Protect professionalism on both sides

 

Household work takes place in a personal environment, but that does not mean structure should disappear. Maintain agreed schedules, compensation terms, boundaries around personal errands, and communication etiquette. Professional consistency from the household encourages professional consistency from the employee.

 

Avoid the Most Common Transition Mistakes

 

Even well-intentioned families can create friction during a move into elite household staffing. The most common issues are usually preventable, and recognizing them early can save time, money, and stress.

 

Common pitfalls

 

  • Hiring too fast: urgency can push families into role confusion or poor fit.

  • Combining incompatible duties: asking one person to perform at a high level across unrelated functions often leads to disappointment.

  • Leaving standards unstated: staff cannot consistently meet expectations that have never been defined.

  • Changing direction constantly: frequent informal shifts make it hard for new hires to establish dependable routines.

  • Undervaluing onboarding: experience does not eliminate the need for orientation to a specific household.

 

When to pause and recalibrate

 

If the role still feels unclear after the first few weeks, pause and reassess. The issue may not be the person; it may be the structure. Revisit the job scope, decision-making authority, and communication flow. Sometimes a transition improves dramatically once the household clarifies who owns which responsibilities and what success looks like in concrete terms.

 

Conclusion: Smooth Transitions Come From Clarity, Not Guesswork

 

The move into elite household staffing is ultimately a move toward greater intention. The households that handle it best are not necessarily the ones with the largest teams or the most formal environments. They are the ones that understand their needs, define their standards, communicate clearly, and treat onboarding as part of the hire rather than an afterthought.

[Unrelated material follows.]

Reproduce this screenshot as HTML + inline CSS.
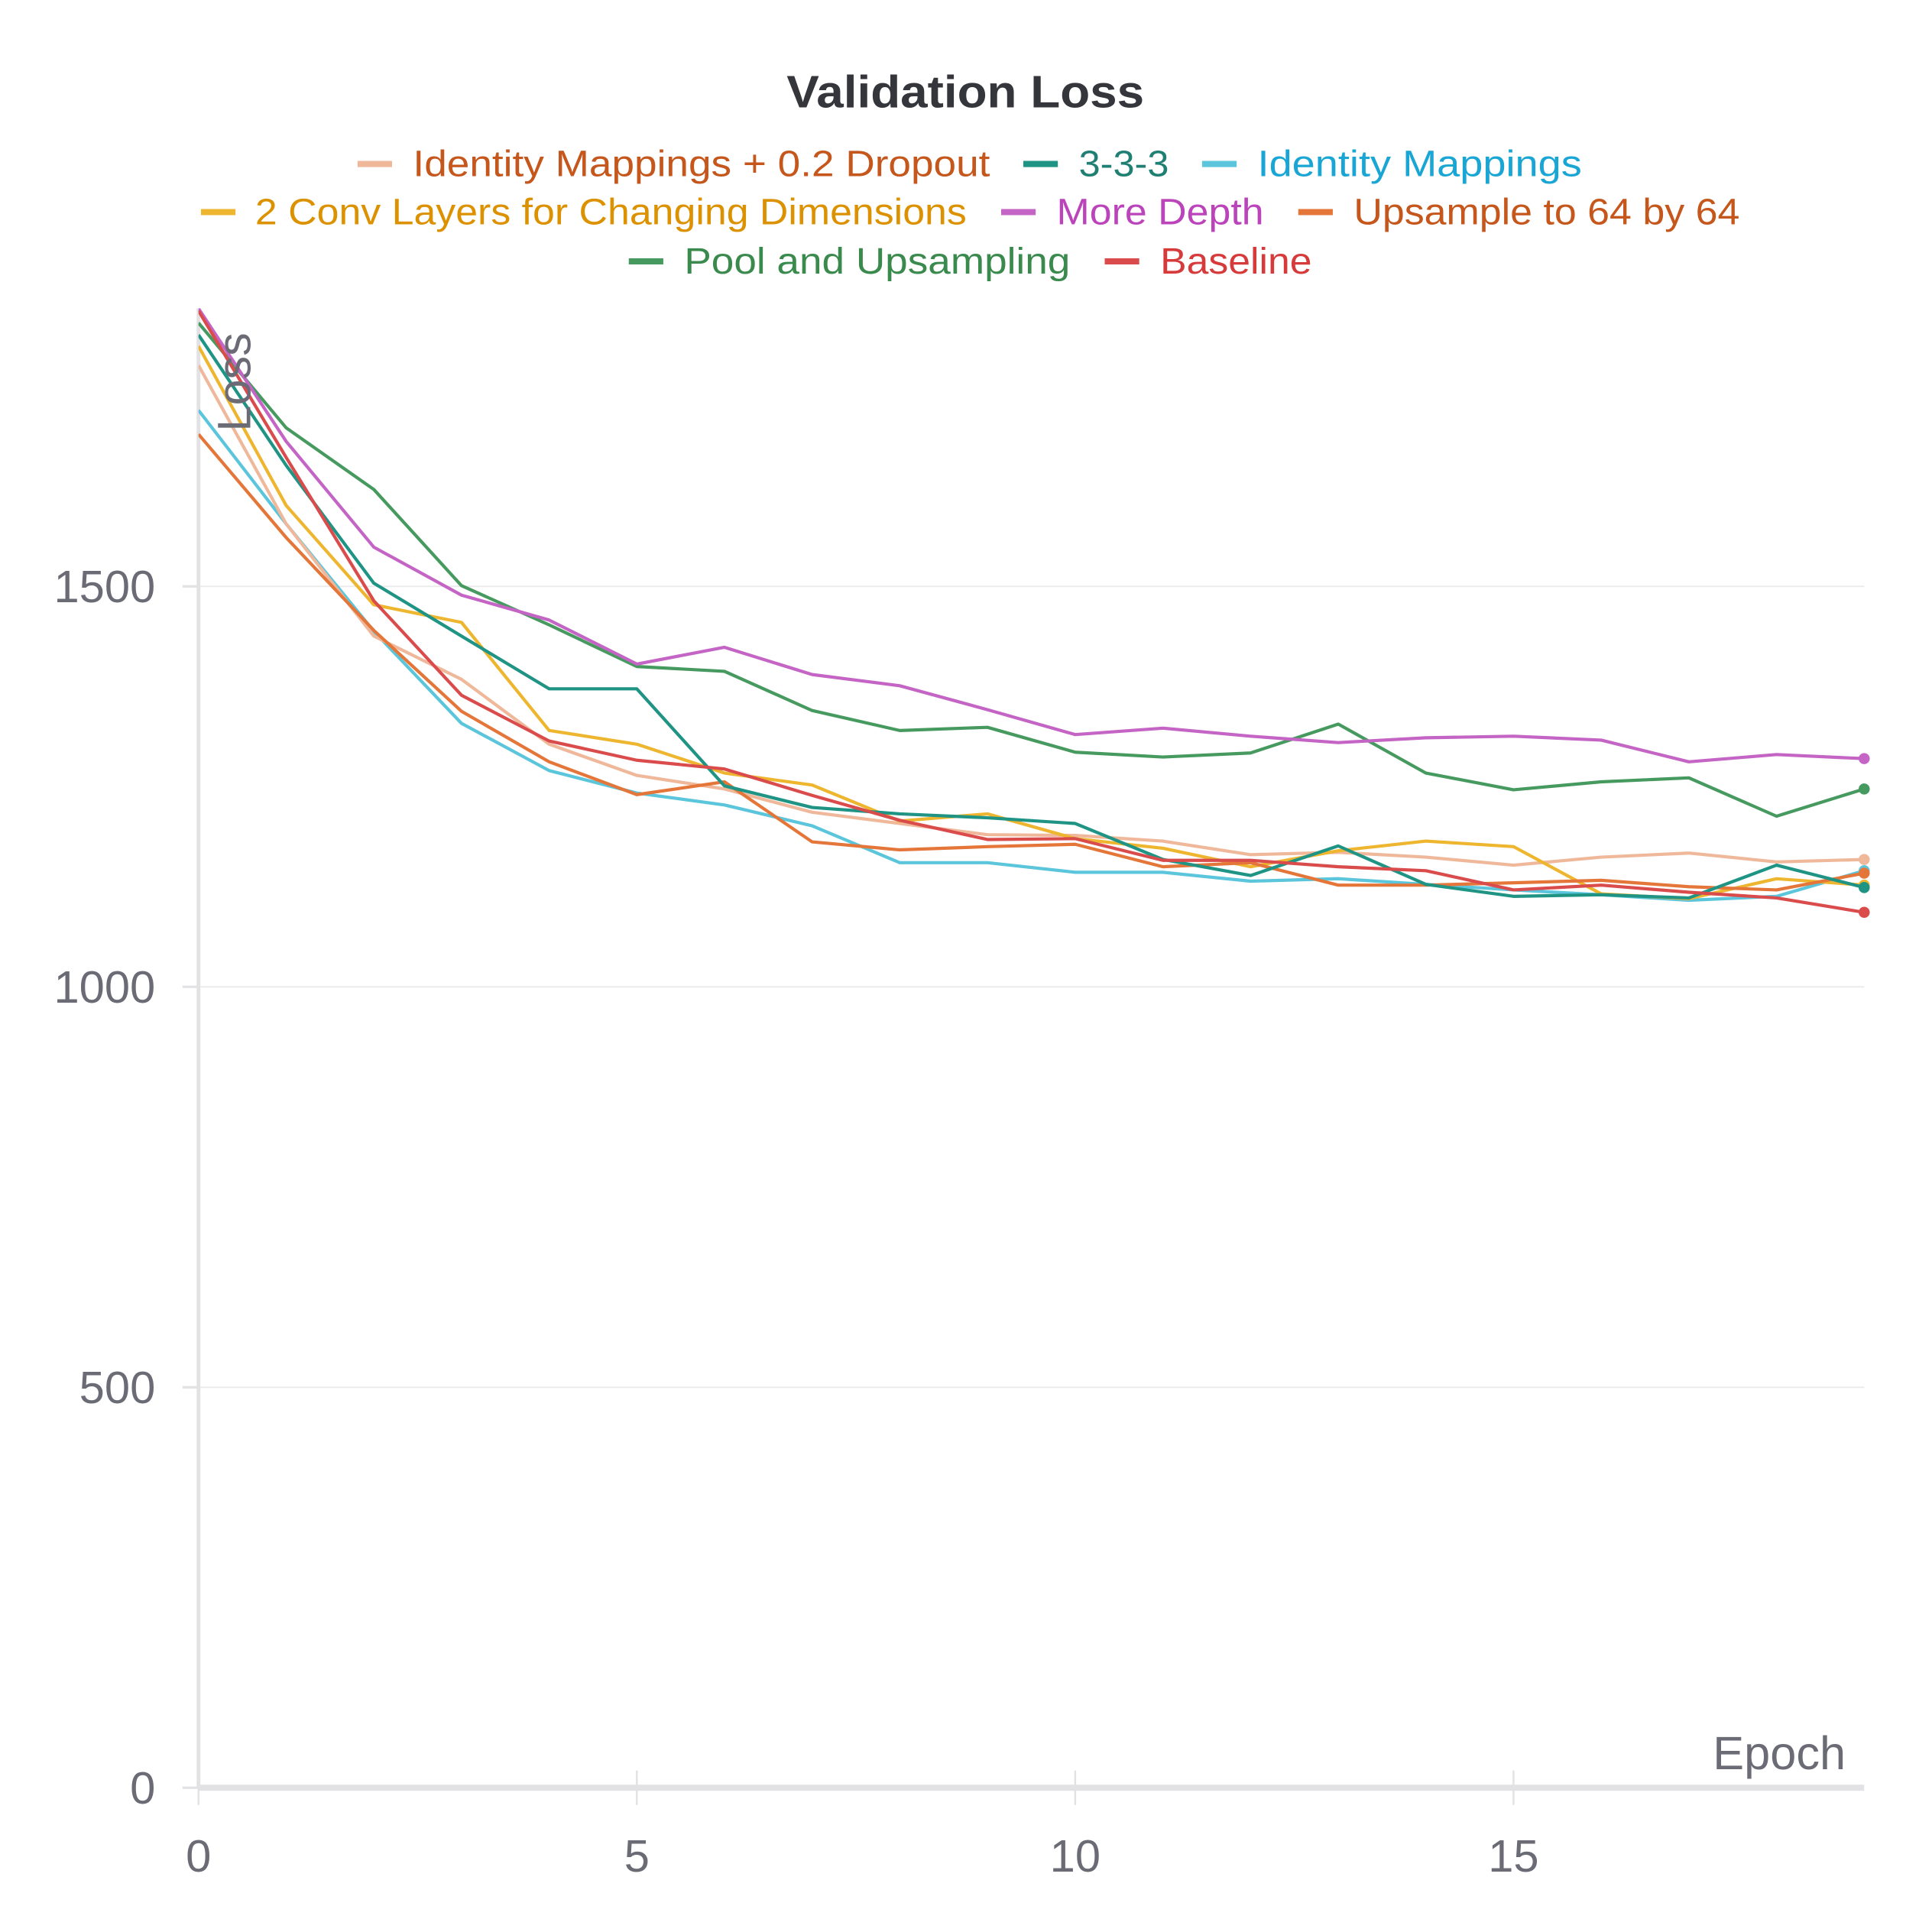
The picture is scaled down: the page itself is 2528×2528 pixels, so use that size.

If you want elite staffing services to deliver long-term value, begin with the foundation: a realistic assessment of your home, a well-designed role, a disciplined hiring process, and a thoughtful first 90 days. When those elements are in place, the transition feels less like a disruption and more like a stabilizing upgrade—one that gives the household greater ease, stronger privacy, and the confidence that daily life is being supported at the right level.